Matthew Webb: Your work seems to be defined by an intimacy that is universally relatable. How were your projects conceived?
Sarah Mei Harman: Throughout my practice, I explore relationships, loneliness, longing, intimacy and the human urge for physical proximity. Intimacy between people (in friendship, family relationships as well as love relationships) has always been an endless source of inspiration to me; the way bodies touch and the importance of “the other”. “Touch” is a necessity of life, as well as something that makes life worthwhile. I attempt to reveal the subtle and tender gestures and feelings between people, by peeling away all the things that might distract. I search for a certain stillness, a moment which somehow seems to transcend/ go beyond the scene. My projects have always slowly developed over time. I never really start with a very clear concept in mind. I work intuitively and my images arise through my encounters with people.
MW: Could you give a short overview of your Solace project on show at the Delmar?
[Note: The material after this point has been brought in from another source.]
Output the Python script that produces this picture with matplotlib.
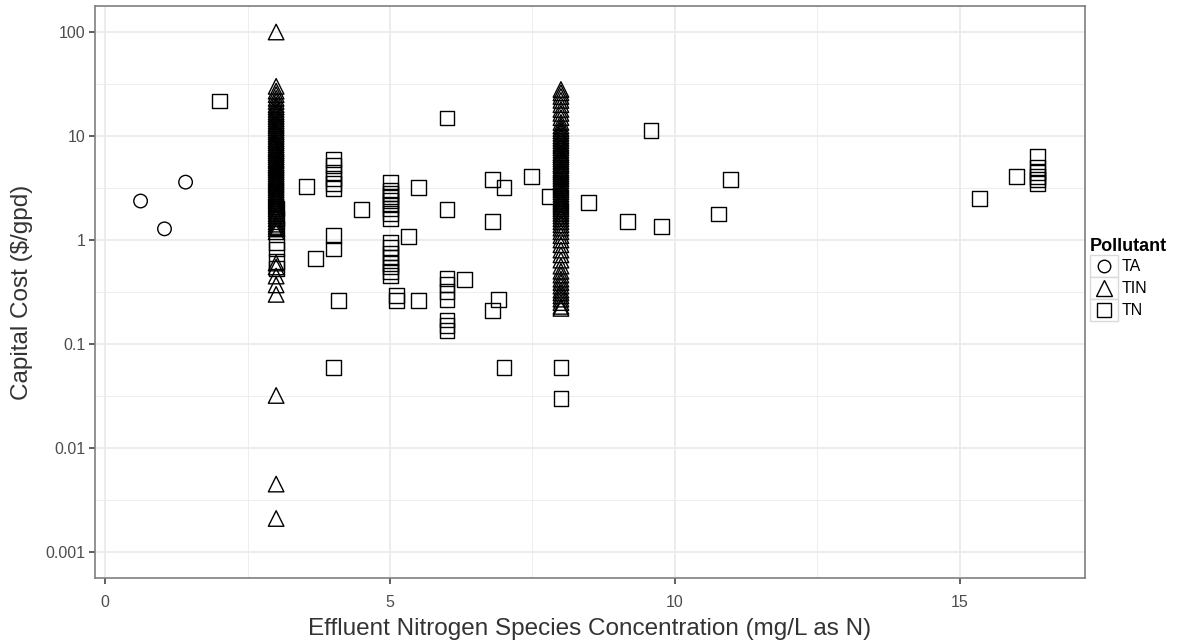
import matplotlib
matplotlib.use('Agg')
import matplotlib.pyplot as plt
from matplotlib.lines import Line2D
from matplotlib.patches import Rectangle
from matplotlib.legend_handler import HandlerBase

plt.rcParams['font.family'] = ['Liberation Sans', 'DejaVu Sans']

# --- data ---
ta_x = [0.62, 1.04, 1.41]
ta_y = [2.37, 1.28, 3.6]

tin3_y = [100, 30, 27, 25, 23, 21.5, 20, 19, 18, 17, 16.2, 15.4, 14.6, 13.9,
          13.2, 12.6, 12, 11.4, 10.9, 10.4, 9.9, 9.4, 9.0, 8.6, 8.2, 7.8, 7.5,
          7.2, 6.9, 6.6, 6.3, 6.0, 5.8, 5.5, 5.3, 5.1, 4.9, 4.7, 4.5, 4.3, 4.1,
          3.95, 3.8, 3.65, 3.5, 3.35, 3.2, 3.05, 2.9, 2.8, 2.7, 2.6, 2.5, 2.4,
          2.3, 2.2, 2.1, 2.0, 1.9, 1.8, 1.7, 1.6, 1.5, 1.42, 1.35, 1.28, 1.2,
          0.6, 0.55, 0.45, 0.37, 0.30, 0.032, 0.0045, 0.0021]
tin8_y = [28, 26, 24, 22, 20, 18, 16.5, 15, 13.5, 12.5, 11.8, 11.2, 10.6, 10,
          9.5, 9, 8.5, 8.1, 7.7, 7.3, 6.9, 6.6, 6.3, 6.0, 5.7, 5.4, 5.2, 4.9,
          4.7, 4.5, 4.3, 4.1, 3.9, 3.7, 3.5, 3.35, 3.2, 3.05, 2.9, 2.75, 2.6,
          2.5, 2.4, 2.3, 2.2, 2.1, 2.0, 1.9, 1.8, 1.7, 1.6, 1.5, 1.4, 1.3, 1.2,
          1.1, 1.0, 0.9, 0.8, 0.72, 0.64, 0.56, 0.5, 0.46, 0.42, 0.39, 0.36,
          0.33, 0.31, 0.29, 0.27, 0.25, 0.23, 0.22]
tin_x = [3.0] * len(tin3_y) + [8.0] * len(tin8_y)
tin_y = tin3_y + tin8_y

tn_x = [2.0,
        3.0, 3.0, 3.0, 3.0, 3.0, 3.0, 3.0,
        3.54, 3.69,
        4.0, 4.0, 4.0, 4.0, 4.0, 4.0, 4.0, 4.0, 4.1, 4.0,
        4.5,
        5.0, 5.0, 5.0, 5.0, 5.0, 5.0, 5.0, 5.0, 5.0,
        5.0, 5.0, 5.0, 5.0, 5.0, 5.0, 5.0, 5.0,
        5.12, 5.12, 5.32, 5.5, 5.5,
        6.0, 6.0, 6.0, 6.0, 6.0, 6.0, 6.0, 6.0, 6.0,
        6.31, 6.8, 6.8, 6.8, 6.9, 7.0, 7.0, 7.49, 7.79,
        8.0, 8.0, 8.49, 9.17, 9.58, 9.77, 10.77, 10.98,
        15.35, 16.0, 16.36, 16.36, 16.36, 16.36, 16.36, 16.36]
tn_y = [21.7,
        2.0, 1.6, 1.3, 0.95, 0.82, 0.62, 0.53,
        3.3, 0.67,
        6.0, 5.2, 4.5, 3.9, 3.5, 3.1, 1.1, 0.82, 0.26, 0.059,
        1.95,
        3.6, 3.0, 2.8, 2.6, 2.4, 2.2, 2.0, 1.8, 1.6,
        0.95, 0.85, 0.75, 0.68, 0.6, 0.55, 0.5, 0.46,
        0.29, 0.26, 1.07, 3.2, 0.26,
        14.9, 1.98, 0.43, 0.37, 0.32, 0.27, 0.17, 0.15, 0.135,
        0.42, 3.85, 1.52, 0.21, 0.27, 3.2, 0.059, 4.1, 2.6,
        0.059, 0.03, 2.3, 1.52, 11.2, 1.36, 1.78, 3.8,
        2.5, 4.1, 6.3, 5.0, 4.5, 4.1, 3.8, 3.5]

x_ticks = [0, 5, 10, 15]
y_ticks = [0.001, 0.01, 0.1, 1, 10, 100]
y_tick_labels = ['0.001', '0.01', '0.1', '1', '10', '100']

W, H = 1198, 643
fig = plt.figure(figsize=(W / 100, H / 100), dpi=100)
ax = fig.add_axes([95 / W, 65 / H, 990 / W, 572 / H])

grid_c = '#EBEBEB'
for v in [2.5, 7.5, 12.5]:
    ax.axvline(v, color=grid_c, lw=0.6, zorder=0)
for v in x_ticks:
    ax.axvline(v, color=grid_c, lw=1.3, zorder=0)
for k in range(-4, 3):
    ax.axhline(10 ** (k + 0.5), color=grid_c, lw=0.6, zorder=0)
for v in y_ticks:
    ax.axhline(v, color=grid_c, lw=1.3, zorder=0)

mk = dict(facecolors='none', edgecolors='black', linewidths=1.0, zorder=3)
ax.scatter(ta_x, ta_y, marker='o', s=95, **mk)
ax.scatter(tin_x, tin_y, marker='^', s=125, **mk)
ax.scatter(tn_x, tn_y, marker='s', s=115, **mk)

ax.set_yscale('log')
ax.set_xlim(-0.18, 17.2)
ax.set_ylim(10 ** -3.25, 10 ** 2.25)
ax.set_xticks(x_ticks)
ax.set_xticklabels([str(t) for t in x_ticks])
ax.set_yticks(y_ticks)
ax.set_yticklabels(y_tick_labels)
ax.yaxis.set_minor_locator(matplotlib.ticker.NullLocator())
ax.tick_params(axis='both', length=4, width=1.1, color='#333333',
               labelcolor='#4D4D4D', labelsize=11.5, pad=3)
ax.tick_params(axis='x', pad=8)
for s in ax.spines.values():
    s.set_color('#7F7F7F')
    s.set_linewidth(1.2)

ax.set_xlabel('Effluent Nitrogen Species Concentration (mg/L as N)',
              fontsize=17.5, color='#333333', labelpad=6)
ax.set_ylabel(r'Capital Cost (\$/gpd)', fontsize=17.5, color='#333333',
              labelpad=9)


class BoxedKey(HandlerBase):
    def create_artists(self, legend, orig, xdescent, ydescent, width, height,
                       fontsize, trans):
        box = Rectangle((-xdescent, -ydescent), width, height, facecolor='white',
                        edgecolor='#D9D9D9', lw=1.0, transform=trans)
        m = Line2D([width / 2 - xdescent], [height / 2 - ydescent],
                   marker=orig.get_marker(), ms=orig.get_markersize(),
                   mfc='none', mec='black', mew=1.0, ls='none', transform=trans)
        return [box, m]


handles = [Line2D([], [], marker='o', ms=9, ls='none'),
           Line2D([], [], marker='^', ms=11, ls='none'),
           Line2D([], [], marker='s', ms=10, ls='none')]
leg = fig.legend(handles, ['TA', 'TIN', 'TN'], title='Pollutant',
                 loc='upper left', bbox_to_anchor=(1090 / W, 1 - 238 / H),
                 frameon=False, fontsize=11.5, handler_map={Line2D: BoxedKey()},
                 handlelength=1.75, handleheight=1.75, labelspacing=0,
                 handletextpad=0.2, borderpad=0, borderaxespad=0)
leg.get_title().set_fontweight('bold')
leg.get_title().set_fontsize(13)
leg._legend_box.align = 'left'

fig.savefig('out.png', dpi=100)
SMH: In response to my long-term Touch series, I was approached by Emerson & Wajdowicz Studios (EWS) to produce a related project about the LGBTQ+ community in China. Specialising in socially-conscious multimedia design and art, EWS runs a photobook series devoted entirely to LGBTQ+ themed stories – showcasing the diversity and complexity of queer communities around the world. In September 2019, I returned to Xiamen to portray 14 queer individuals and couples, all of whom I found through my existing network in the city. Alongside portraits of each person, and images of the private spaces they inhabit, Solace features interviews with each subject about life, love and their personal fears. Unable to return to Xiamen during the pandemic, I continued the project in the Netherlands, photographing young members of China’s LGBTQ community who had relocated to Europe. The book was published by New York’s The New Press in December 2022.
MW: How did your relationship with China, Xiamen, and the people in your photo projects begin?
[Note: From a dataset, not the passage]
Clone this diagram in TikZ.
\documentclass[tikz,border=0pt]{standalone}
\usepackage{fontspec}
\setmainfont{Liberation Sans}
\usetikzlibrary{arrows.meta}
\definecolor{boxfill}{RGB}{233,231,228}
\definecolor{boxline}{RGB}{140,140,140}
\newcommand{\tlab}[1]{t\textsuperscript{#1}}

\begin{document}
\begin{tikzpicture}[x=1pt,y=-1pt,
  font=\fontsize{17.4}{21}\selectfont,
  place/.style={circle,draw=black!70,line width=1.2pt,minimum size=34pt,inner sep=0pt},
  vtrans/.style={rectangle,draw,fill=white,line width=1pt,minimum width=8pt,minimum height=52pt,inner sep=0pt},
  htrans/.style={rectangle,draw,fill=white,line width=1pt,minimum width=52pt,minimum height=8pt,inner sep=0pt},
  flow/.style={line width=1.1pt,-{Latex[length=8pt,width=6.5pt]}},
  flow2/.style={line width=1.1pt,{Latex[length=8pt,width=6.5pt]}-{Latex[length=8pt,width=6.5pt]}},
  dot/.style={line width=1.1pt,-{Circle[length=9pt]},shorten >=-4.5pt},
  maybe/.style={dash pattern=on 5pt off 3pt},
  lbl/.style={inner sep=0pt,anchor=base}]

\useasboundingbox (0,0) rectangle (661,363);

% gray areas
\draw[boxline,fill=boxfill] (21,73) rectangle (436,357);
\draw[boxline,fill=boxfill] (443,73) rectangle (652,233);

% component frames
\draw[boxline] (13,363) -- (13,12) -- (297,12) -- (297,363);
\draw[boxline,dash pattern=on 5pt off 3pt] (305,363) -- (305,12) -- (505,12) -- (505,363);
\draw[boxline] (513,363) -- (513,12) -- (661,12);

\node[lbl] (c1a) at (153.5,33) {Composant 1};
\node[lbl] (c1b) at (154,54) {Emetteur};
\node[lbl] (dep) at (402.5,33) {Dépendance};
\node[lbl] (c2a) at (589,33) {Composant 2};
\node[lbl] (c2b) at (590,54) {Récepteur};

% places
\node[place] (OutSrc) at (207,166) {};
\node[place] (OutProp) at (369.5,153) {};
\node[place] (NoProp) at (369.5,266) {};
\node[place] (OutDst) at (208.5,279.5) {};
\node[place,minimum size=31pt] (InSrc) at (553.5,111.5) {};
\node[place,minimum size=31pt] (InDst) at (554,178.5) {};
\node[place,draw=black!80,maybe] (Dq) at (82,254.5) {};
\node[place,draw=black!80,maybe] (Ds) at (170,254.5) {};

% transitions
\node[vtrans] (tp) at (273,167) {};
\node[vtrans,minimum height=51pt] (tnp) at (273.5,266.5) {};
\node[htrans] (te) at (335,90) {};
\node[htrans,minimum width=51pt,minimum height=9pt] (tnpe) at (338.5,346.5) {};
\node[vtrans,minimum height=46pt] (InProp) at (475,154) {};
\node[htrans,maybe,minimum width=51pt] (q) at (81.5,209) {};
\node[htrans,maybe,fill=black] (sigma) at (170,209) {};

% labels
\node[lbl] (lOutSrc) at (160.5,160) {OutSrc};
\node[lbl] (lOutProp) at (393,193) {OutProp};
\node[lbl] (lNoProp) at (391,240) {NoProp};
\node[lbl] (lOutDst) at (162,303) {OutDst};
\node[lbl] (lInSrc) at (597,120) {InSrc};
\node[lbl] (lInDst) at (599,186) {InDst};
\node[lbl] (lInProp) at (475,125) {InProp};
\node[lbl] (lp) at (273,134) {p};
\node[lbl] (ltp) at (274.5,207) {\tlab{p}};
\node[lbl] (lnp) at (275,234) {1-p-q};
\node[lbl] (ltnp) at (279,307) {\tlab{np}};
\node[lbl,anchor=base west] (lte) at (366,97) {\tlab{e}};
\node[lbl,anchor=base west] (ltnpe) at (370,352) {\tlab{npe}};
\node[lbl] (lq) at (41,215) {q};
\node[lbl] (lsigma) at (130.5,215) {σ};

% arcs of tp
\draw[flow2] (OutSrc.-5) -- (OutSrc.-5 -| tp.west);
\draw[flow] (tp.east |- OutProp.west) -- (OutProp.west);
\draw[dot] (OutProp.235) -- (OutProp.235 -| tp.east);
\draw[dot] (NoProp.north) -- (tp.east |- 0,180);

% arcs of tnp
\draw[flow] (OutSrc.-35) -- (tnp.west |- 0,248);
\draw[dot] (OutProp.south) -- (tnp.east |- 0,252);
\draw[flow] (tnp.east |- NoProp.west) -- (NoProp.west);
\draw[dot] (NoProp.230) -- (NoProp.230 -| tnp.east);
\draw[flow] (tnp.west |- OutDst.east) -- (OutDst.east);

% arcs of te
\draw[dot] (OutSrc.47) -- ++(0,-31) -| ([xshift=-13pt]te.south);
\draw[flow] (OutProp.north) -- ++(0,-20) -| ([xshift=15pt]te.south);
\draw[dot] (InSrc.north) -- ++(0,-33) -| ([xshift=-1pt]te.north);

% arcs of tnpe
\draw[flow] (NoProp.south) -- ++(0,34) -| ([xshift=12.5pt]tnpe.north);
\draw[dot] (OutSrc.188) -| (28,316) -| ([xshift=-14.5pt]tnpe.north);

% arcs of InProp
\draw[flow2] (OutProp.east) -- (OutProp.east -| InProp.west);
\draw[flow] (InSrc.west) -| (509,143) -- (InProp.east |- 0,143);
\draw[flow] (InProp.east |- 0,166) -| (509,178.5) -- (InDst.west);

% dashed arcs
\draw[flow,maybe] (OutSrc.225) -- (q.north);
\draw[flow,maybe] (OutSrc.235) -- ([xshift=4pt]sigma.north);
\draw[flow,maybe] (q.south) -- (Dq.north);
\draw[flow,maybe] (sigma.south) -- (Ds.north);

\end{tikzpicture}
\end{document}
SMH: I heard about this well-known artist in residence at CEAC (Chinese European Art Centre) in Xiamen, China. Although I’d never been to China before, after speaking to an artist who had just come back from a residency there and hearing her enthusiastic stories about the city and the people, I decided to apply for funding. I started my series Touch in 2014, during a four-month artist residency in the Chinese coastal city of Xiamen. I was curious about the cultural differences I encountered there, but I really wanted to portray something universally recognisable: the meaning of friendship and love, in all its intensity and vulnerability. Meeting my subjects in Xiamen’s streets or at the university campus, I started photographing several young adults – primarily women – and their intimate relationships.
MW: What has been the reception to Solace and what has the project meant for those who have participated in the photos?
SMH: Solace received a great amount of attention. After the book launch, Solace was published and exhibited extensively. A portrait from this series was shortlisted for the Taylor Wessing Portrait Prize, whilst the wider project was shortlisted for the 2022 Gomma Photography Grant, receiving an honourable mention. Most recently, my work reached the final of the V&A Parasol Women in Photography Prize 2023, and won the Grand Prix at Croatia’s Rovinj Photodays. I think that for the participating people it was an important way to be able to share their story. Apart from the photographs, the book also consists of interviews I did with them. I’m still in touch with most of them, and they seemed very happy with the final book.